Peran Media Televisi dalam Membentuk Pandangan Gender: Antara Realitas dan Stereotype

9 Januari 2024   00:48 Diperbarui: 9 Januari 2024   00:54 109
+
Laporkan Konten
Laporkan Akun
Kompasiana adalah platform blog. Konten ini menjadi tanggung jawab bloger dan tidak mewakili pandangan redaksi Kompas.
Lihat foto
Ilmu Sosbud dan Agama. Sumber ilustrasi: PEXELS

Media seperti televisi, internet, majalah atau koran, dan lainnya memiliki pengaruh yang cukup signifikan terhadap pola pikir, gaya hidup, dan juga perspektif kita sebagai konsumen media-media tersebut. Terutama televisi, yang menjadi pilihan hiburan utama bagi masyarakat dalam berbagai kalangan. Dapat dipastikan bahwa setiap hari masyarakat aktif menikmati berbagai program yang ada di televisi. Pada era modern ini, televisi bukan hanya sekedar hiburan, tetapi juga menjadi salah satu media utama yang dapat membentuk opini dan pandangan masyarakat terhadap berbagai isu. Meskipun terdapat beberapa kemajuan yang cukup signifikan, isu bias gender masih menjadi masalah serius yang dihadapi industri televisi.

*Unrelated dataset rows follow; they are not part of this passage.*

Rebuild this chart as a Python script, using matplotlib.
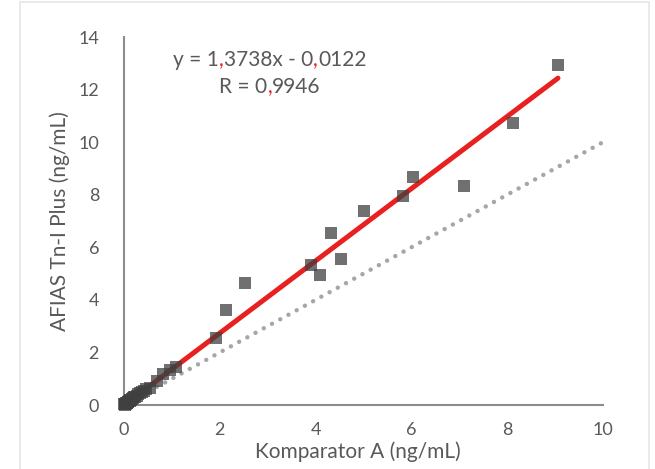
import matplotlib.pyplot as plt
from matplotlib.patches import Rectangle

plt.rcParams['font.family'] = ['Lato', 'DejaVu Sans']

TEXT = '#595959'

# Komparator A (x) vs AFIAS Tn-I Plus (y), ng/mL
komparator = [0.01, 0.02, 0.02, 0.03, 0.04, 0.05, 0.06, 0.07, 0.08, 0.09,
              0.10, 0.12, 0.13, 0.15, 0.17, 0.19, 0.21, 0.24, 0.27, 0.30,
              0.33, 0.37, 0.41, 0.45, 0.55, 0.69, 0.82, 0.97, 1.08,
              1.92, 2.13, 2.53, 3.90, 4.09, 4.32, 4.53, 5.01, 5.82, 6.03,
              7.10, 8.12, 9.06]
afias = [0.02, 0.01, 0.04, 0.03, 0.06, 0.05, 0.08, 0.09, 0.10, 0.13,
         0.14, 0.15, 0.19, 0.20, 0.23, 0.25, 0.29, 0.31, 0.36, 0.40,
         0.46, 0.50, 0.55, 0.60, 0.66, 0.92, 1.18, 1.34, 1.45,
         2.56, 3.63, 4.66, 5.34, 4.96, 6.56, 5.57, 7.37, 7.94, 8.66,
         8.32, 10.72, 12.95]

slope = 1.3738
intercept = -0.0122
identity = [0, 10]

fig = plt.figure(figsize=(6.55, 4.69), dpi=100)
fig.patches.append(Rectangle((20 / 655, -0.05), 629 / 655, 1.05 - 2 / 469,
                             transform=fig.transFigure, fill=False,
                             edgecolor='#e6e6e6', linewidth=1.2))

ax = fig.add_axes([124 / 655, 1 - 405 / 469, 479 / 655, 368 / 469])

# y = x reference
ax.plot(identity, identity, color='#a6a6a6', lw=3.2, linestyle=(0, (0.01, 2.1)),
        dash_capstyle='round', clip_on=False, zorder=2)

# linear trend
x0, x1 = 0, max(komparator)
ax.plot([x0, x1], [slope * x0 + intercept, slope * x1 + intercept],
        color='#e8201f', lw=3.6, solid_capstyle='round', clip_on=False, zorder=3)

ax.plot(komparator, afias, 's', ms=8, color='#404040', alpha=0.75,
        markeredgewidth=0, clip_on=False, zorder=4)

ax.set_xlim(0, 10)
ax.set_ylim(0, 14)
ax.set_xticks(range(0, 11, 2))
ax.set_yticks(range(0, 15, 2))
ax.tick_params(length=0, labelsize=13, labelcolor=TEXT)
ax.tick_params(axis='y', pad=18)
ax.tick_params(axis='x', pad=12)
for side in ['top', 'right']:
    ax.spines[side].set_visible(False)
for side in ['left', 'bottom']:
    ax.spines[side].set_color('#8c8c8c')
    ax.spines[side].set_linewidth(1.5)

ax.set_xlabel('Komparator A (ng/mL)', fontsize=15, color=TEXT, labelpad=3)
ax.set_ylabel('AFIAS Tn-I Plus (ng/mL)', fontsize=15, color=TEXT, labelpad=6)
ax.xaxis.label.set_x(0.5 - 6 / 479)


def colored_text(parts, x, y):
    # chain pieces so the decimal commas can be red
    pieces = []
    prev = None
    for s, c in parts:
        if prev is None:
            prev = fig.text(x, y, s, color=c, fontsize=15, ha='left', va='center')
        else:
            prev = ax.annotate(s, xy=(1, 0), xycoords=prev, color=c, fontsize=15,
                               ha='left', va='bottom')
        pieces.append(prev)
    return pieces


def centered(parts, cx, y):
    pieces = colored_text(parts, 0, y)
    fig.canvas.draw()
    r = fig.canvas.get_renderer()
    left = pieces[0].get_window_extent(r).x0
    right = pieces[-1].get_window_extent(r).x1
    w = (right - left) / fig.bbox.width
    pieces[0].set_x(cx - w / 2)


centered([('y = 1', TEXT), (',', '#e8201f'), ('3738x - 0', TEXT),
          (',', '#e8201f'), ('0122', TEXT)], 270 / 655, 1 - 60 / 469)
centered([('R = 0', TEXT), (',', '#e8201f'), ('9946', TEXT)], 270 / 655, 1 - 87 / 469)

fig.savefig('out.png', dpi=100)
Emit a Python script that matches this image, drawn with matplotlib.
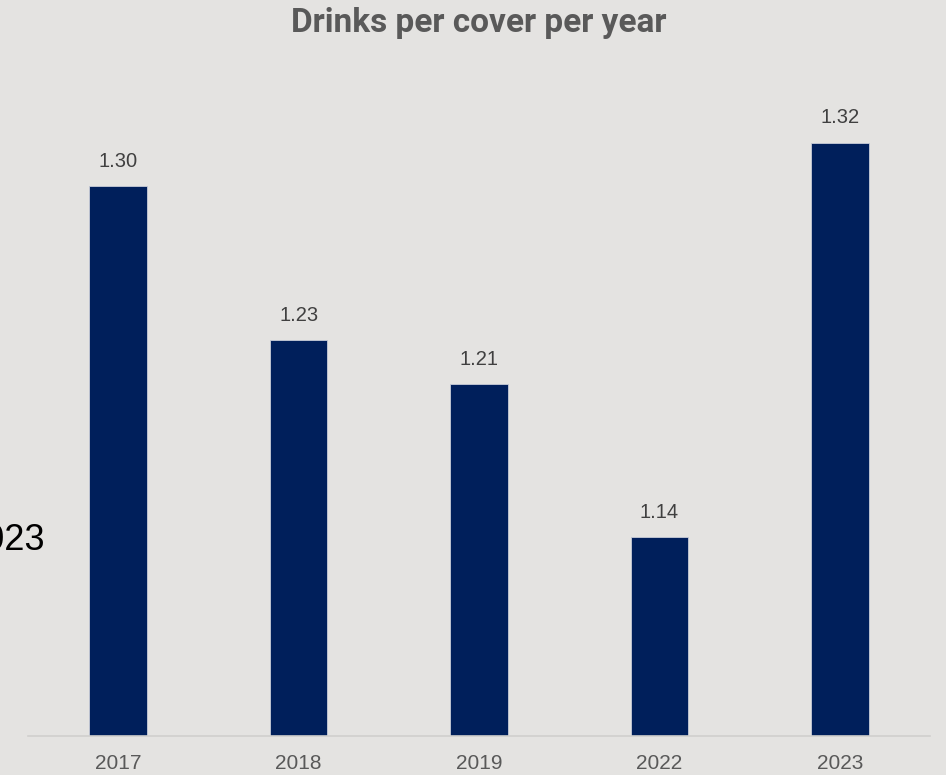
import matplotlib
matplotlib.use("Agg")
import matplotlib.pyplot as plt

years = ["2017", "2018", "2019", "2022", "2023"]
values = [1.30, 1.23, 1.21, 1.14, 1.32]

BG = "#E4E3E1"
BAR = "#001F5B"

fig = plt.figure(figsize=(9.46, 7.75), dpi=100, facecolor=BG)
W, H = 946, 775
top_px, bottom_px, left_px, right_px = 60, 736, 28, 930
ax = fig.add_axes([left_px / W, (H - bottom_px) / H, (right_px - left_px) / W, (bottom_px - top_px) / H])
ax.set_facecolor(BG)

x = list(range(len(years)))
bars = ax.bar(x, values, width=0.32, color=BAR, edgecolor="#C8CCD8", linewidth=0.6, zorder=2)
ymin = 1.0495
ymax = ymin + (bottom_px - top_px) / 2194
ax.set_ylim(ymin, ymax)
ax.set_xlim(-0.5, 4.5)

for xi, v in zip(x, values):
    ax.annotate(f"{v:.2f}", (xi, v), xytext=(0, 11), textcoords="offset points",
                ha="center", va="bottom", fontsize=14.5, color="#404040", family="Liberation Sans")

ax.set_xticks(x)
ax.set_xticklabels(years, fontsize=15, color="#595959", family="Liberation Sans")
ax.tick_params(axis="x", length=0, pad=13)
ax.set_yticks([])
for s in ["top", "right", "left"]:
    ax.spines[s].set_visible(False)
ax.spines["bottom"].set_color("#D0CFCD")
ax.spines["bottom"].set_linewidth(1.2)

fig.text(479 / W, 1 - 23 / H, "Drinks per cover per year", ha="center", va="center",
         fontsize=24, fontweight="bold", color="#595959", family="Roboto")
fig.text(45 / W, 1 - 540 / H, "2023", ha="right", va="center", fontsize=26,
         color="#000000", family="Liberation Sans")

fig.savefig("out.png", dpi=100, facecolor=BG)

Televisi seringkali memberikan pandangan kepada masyarakat mengenai realitas, meskipun pada kenyataannya tayangan-tayangan yang ditampilkan di televisi tidak selalu mencerminkan keadaan yang sebenarnya. Sebaliknya, seringkali terdapat unsur-unsur buatan atau rekayasa yang dibuat oleh produser televisi. Televisi memiliki pengaruh yang sangat besar dalam membentuk pandangan masyarakat atau penonton terkait dengan isu-isu seperti seks, gender, dan identitas gender.

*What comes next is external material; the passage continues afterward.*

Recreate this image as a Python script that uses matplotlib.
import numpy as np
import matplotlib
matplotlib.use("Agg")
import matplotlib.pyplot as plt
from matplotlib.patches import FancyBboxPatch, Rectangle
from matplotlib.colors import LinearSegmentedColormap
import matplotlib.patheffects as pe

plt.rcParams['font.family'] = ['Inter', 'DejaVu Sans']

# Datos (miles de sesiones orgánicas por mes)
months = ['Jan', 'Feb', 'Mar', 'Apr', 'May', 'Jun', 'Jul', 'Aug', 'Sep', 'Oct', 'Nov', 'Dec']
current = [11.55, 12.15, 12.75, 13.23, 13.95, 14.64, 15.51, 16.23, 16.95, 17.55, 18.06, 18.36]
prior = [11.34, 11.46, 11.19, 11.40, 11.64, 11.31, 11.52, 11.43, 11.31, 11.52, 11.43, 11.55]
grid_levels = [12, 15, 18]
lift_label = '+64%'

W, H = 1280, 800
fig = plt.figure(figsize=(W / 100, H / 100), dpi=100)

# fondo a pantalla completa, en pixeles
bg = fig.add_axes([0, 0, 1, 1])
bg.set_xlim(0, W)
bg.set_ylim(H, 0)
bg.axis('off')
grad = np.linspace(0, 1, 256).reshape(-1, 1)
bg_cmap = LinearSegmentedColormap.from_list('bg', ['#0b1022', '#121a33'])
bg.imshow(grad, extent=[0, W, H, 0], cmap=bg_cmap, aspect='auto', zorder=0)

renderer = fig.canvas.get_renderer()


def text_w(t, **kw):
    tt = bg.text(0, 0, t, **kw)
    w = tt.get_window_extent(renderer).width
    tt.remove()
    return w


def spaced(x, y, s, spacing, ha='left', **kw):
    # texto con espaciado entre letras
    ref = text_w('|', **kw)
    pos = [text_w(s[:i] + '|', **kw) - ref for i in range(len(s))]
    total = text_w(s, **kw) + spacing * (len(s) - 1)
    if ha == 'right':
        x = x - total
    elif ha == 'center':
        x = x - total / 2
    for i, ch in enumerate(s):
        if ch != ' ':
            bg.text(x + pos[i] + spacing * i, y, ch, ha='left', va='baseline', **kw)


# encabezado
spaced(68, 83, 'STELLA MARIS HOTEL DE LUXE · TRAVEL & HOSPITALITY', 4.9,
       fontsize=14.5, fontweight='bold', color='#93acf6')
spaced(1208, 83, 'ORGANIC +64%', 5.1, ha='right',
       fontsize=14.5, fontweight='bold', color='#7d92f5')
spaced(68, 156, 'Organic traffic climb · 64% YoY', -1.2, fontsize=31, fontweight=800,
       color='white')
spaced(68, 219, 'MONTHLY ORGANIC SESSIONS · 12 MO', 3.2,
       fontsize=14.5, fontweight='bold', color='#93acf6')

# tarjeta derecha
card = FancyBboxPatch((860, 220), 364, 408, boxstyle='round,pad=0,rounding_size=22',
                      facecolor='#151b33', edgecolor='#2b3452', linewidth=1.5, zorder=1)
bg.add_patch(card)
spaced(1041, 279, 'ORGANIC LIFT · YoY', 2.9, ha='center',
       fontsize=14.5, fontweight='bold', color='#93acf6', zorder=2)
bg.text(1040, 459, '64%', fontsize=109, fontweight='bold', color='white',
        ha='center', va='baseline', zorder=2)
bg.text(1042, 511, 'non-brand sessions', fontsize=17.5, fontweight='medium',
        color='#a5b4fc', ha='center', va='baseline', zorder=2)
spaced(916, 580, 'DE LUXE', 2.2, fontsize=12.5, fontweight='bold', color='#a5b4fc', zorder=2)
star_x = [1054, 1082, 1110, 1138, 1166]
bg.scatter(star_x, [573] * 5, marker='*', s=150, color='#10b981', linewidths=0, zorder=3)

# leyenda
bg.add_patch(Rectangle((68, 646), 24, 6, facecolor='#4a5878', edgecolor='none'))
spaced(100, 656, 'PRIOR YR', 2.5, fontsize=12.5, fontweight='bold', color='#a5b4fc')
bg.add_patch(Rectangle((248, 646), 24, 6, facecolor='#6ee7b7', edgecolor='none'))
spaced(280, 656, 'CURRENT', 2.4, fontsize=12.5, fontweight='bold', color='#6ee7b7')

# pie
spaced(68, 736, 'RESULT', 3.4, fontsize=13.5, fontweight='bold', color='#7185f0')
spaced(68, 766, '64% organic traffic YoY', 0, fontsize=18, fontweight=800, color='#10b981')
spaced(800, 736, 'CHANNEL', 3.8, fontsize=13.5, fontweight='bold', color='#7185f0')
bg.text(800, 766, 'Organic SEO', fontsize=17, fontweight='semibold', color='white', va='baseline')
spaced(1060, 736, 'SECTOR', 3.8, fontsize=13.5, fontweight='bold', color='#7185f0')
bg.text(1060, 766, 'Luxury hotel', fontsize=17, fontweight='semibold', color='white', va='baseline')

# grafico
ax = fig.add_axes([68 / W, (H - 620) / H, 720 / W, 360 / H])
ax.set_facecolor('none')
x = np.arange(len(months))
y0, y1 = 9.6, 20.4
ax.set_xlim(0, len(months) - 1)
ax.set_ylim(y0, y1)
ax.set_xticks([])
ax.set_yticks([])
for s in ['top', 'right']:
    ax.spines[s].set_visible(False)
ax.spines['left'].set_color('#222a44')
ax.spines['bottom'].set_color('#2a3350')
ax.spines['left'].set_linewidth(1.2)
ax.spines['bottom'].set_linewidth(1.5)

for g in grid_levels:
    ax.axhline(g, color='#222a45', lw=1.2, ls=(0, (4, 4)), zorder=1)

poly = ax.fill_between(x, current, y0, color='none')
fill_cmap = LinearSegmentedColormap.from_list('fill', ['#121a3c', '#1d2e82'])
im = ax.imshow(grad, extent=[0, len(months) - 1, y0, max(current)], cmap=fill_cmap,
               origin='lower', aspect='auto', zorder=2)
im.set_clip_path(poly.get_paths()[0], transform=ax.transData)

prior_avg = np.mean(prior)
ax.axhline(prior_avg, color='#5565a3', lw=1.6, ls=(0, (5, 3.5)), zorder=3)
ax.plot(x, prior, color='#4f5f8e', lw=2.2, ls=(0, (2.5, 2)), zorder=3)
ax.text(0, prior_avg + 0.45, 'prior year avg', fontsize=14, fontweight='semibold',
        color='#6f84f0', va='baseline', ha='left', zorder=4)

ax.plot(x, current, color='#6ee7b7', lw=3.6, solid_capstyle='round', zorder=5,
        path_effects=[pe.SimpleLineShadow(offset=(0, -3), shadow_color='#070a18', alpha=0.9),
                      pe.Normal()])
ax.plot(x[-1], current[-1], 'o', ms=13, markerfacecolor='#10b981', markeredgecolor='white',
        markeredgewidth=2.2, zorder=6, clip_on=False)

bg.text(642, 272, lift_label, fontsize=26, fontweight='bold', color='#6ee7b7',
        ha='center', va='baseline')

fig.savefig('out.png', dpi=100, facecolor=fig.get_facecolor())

Selama ini, televisi memberikan gambaran gender yang cenderung tradisional dan kurang rasional. Televisi sering menggambarkan stereotype gender dimana laki-laki dianggap agresif, mandiri, dan cenderung keras. Disisi lain, perempuan sering digambarkan sebagai sosok yang seksi, bergantung pada orang lain, dan berperan dalam lingkup yang domestik. Sejalan dengan hal tersebut, beberapa tema dalam media melibatkan : a) Perempuan seringkali ditempatkan dalam posisi minoritas dan kurang mendapatkan representasi yang memadai; b) Perempuan dan laki-laki seringkali digambarkan dengan cara-cara yang stereotype untuk menjaga dan memperkuat pandangan-pandangan gender tertentu; c) Daripada menampilkan hubungan antara laki-laki dan perempuan dengan cara yang mencerminkan kesetaraan, televisi cenderung menekankan peran-peran gender tradisional dan ketidakadilan kekuasaan antara keduanya.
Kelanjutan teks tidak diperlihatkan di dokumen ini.